At that time, he was legally employed as a manager at a Coppel store branch in Mexico. Nevertheless, the judge believed that as a foreigner he might flee, and given the seriousness of the accusation, he ordered his detention without any evidence against him beyond the claims of his ex-wife, and without considering his residence in Mexico and stable employment in the country as ties.
Just this Tuesday, Néstor Damián Gámez has reached 17 months in detention. Once incarcerated, the judge handling his case opened another file for attempted extortion. Amidst all this, what was supposed to be preventive detention has turned into indefinite imprisonment, with no date set for the trial. There has been a proposal for the Cuban to plead guilty to sexual abuse and serve a few more months in prison before being released, but he maintains his innocence and has rejected the deal.
Instead, he has formed an association to confront the cartel of the Judiciary in Mexico and demand fair justice.

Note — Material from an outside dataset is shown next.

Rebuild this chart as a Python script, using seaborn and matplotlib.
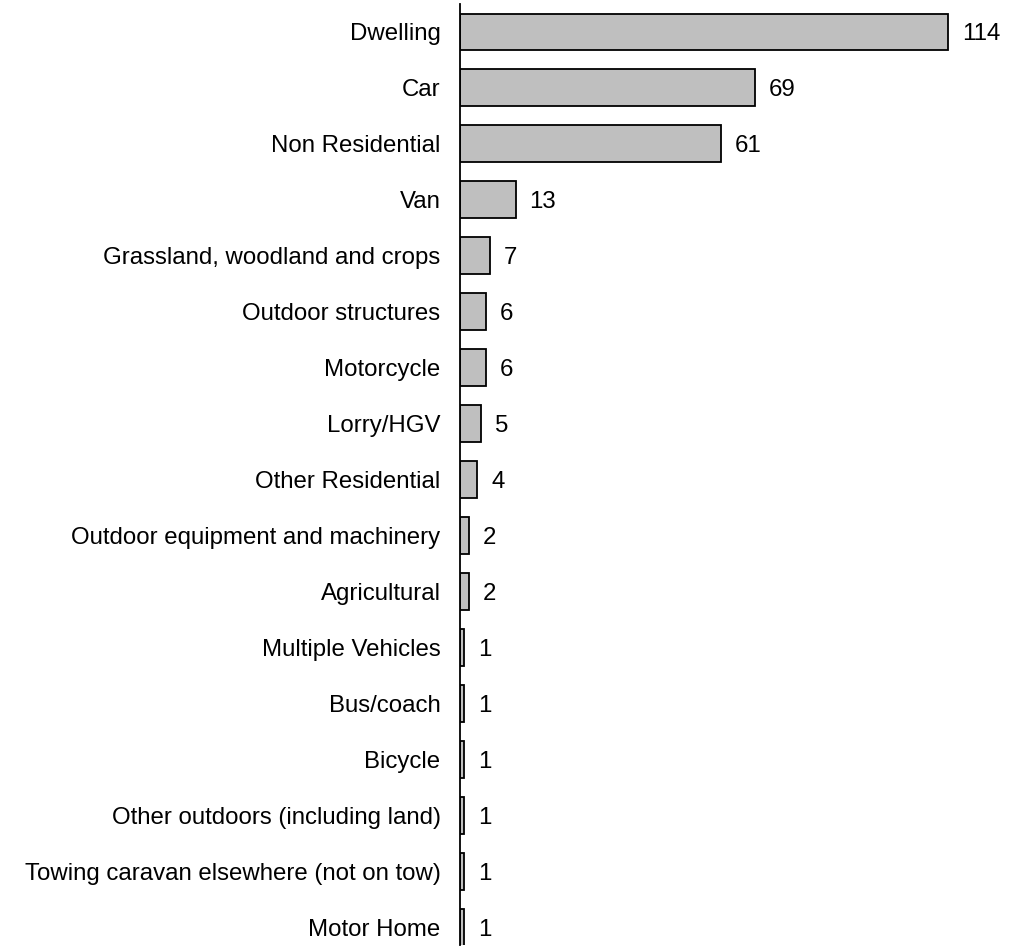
import matplotlib
matplotlib.use("Agg")
import matplotlib.pyplot as plt
import seaborn as sns
import pandas as pd

categories = ["Dwelling", "Car", "Non Residential", "Van", "Grassland, woodland and crops",
              "Outdoor structures", "Motorcycle", "Lorry/HGV", "Other Residential",
              "Outdoor equipment and machinery", "Agricultural", "Multiple Vehicles",
              "Bus/coach", "Bicycle", "Other outdoors (including land)",
              "Towing caravan elsewhere (not on tow)", "Motor Home"]
values = [114, 69, 61, 13, 7, 6, 6, 5, 4, 2, 2, 1, 1, 1, 1, 1, 1]

sns.set_theme(style="white")
plt.rcParams['font.family'] = ['Liberation Sans', 'DejaVu Sans']

df = pd.DataFrame({"category": categories, "value": values})

fig = plt.figure(figsize=(10.13, 9.49), dpi=100)
ax = fig.add_axes([460/1013, 4/949, 540/1013, 941/949])
sns.barplot(data=df, x="value", y="category", ax=ax, color="#bfbfbf",
            edgecolor="black", linewidth=1.3, width=0.66, saturation=1)
ax.set_xlim(0, 540/4.28)
ax.set_ylim(16.32, -0.50)
for s in ["top", "right", "bottom"]:
    ax.spines[s].set_visible(False)
ax.spines["left"].set_color("black")
ax.spines["left"].set_linewidth(1.3)
ax.set_xticks([])
ax.set_xlabel("")
ax.set_ylabel("")
ax.tick_params(axis="y", length=0, pad=14, labelsize=17.3, labelcolor="black")
for i, v in enumerate(values):
    ax.annotate(str(v), xy=(v, i), xytext=(10, 0), textcoords="offset points",
                va="center_baseline", ha="left", fontsize=17.3, color="black")
fig.savefig("out.png", dpi=100)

He is supported by 63 other inmates who, like him, claim to be imprisoned for fabricated charges and false files.
Néstor Damián Gámez's stepfather decided to leave Mexico, despite holding Mexican citizenship, and enter the United States, where he works to pay the weekly extortion fees demanded to keep his son alive in prison, as well as the costs of legal defense. His wife and Néstor Damián’s mother remains in Mexico, in hiding, out of fear for her life, worried they might kill her to eliminate a witness against her former daughter-in-law, the same person who attacked her in the courts of Toluca and has accused her son of sexual abuse.
The family, which left Cuba in search of a better future, has been broken for two years.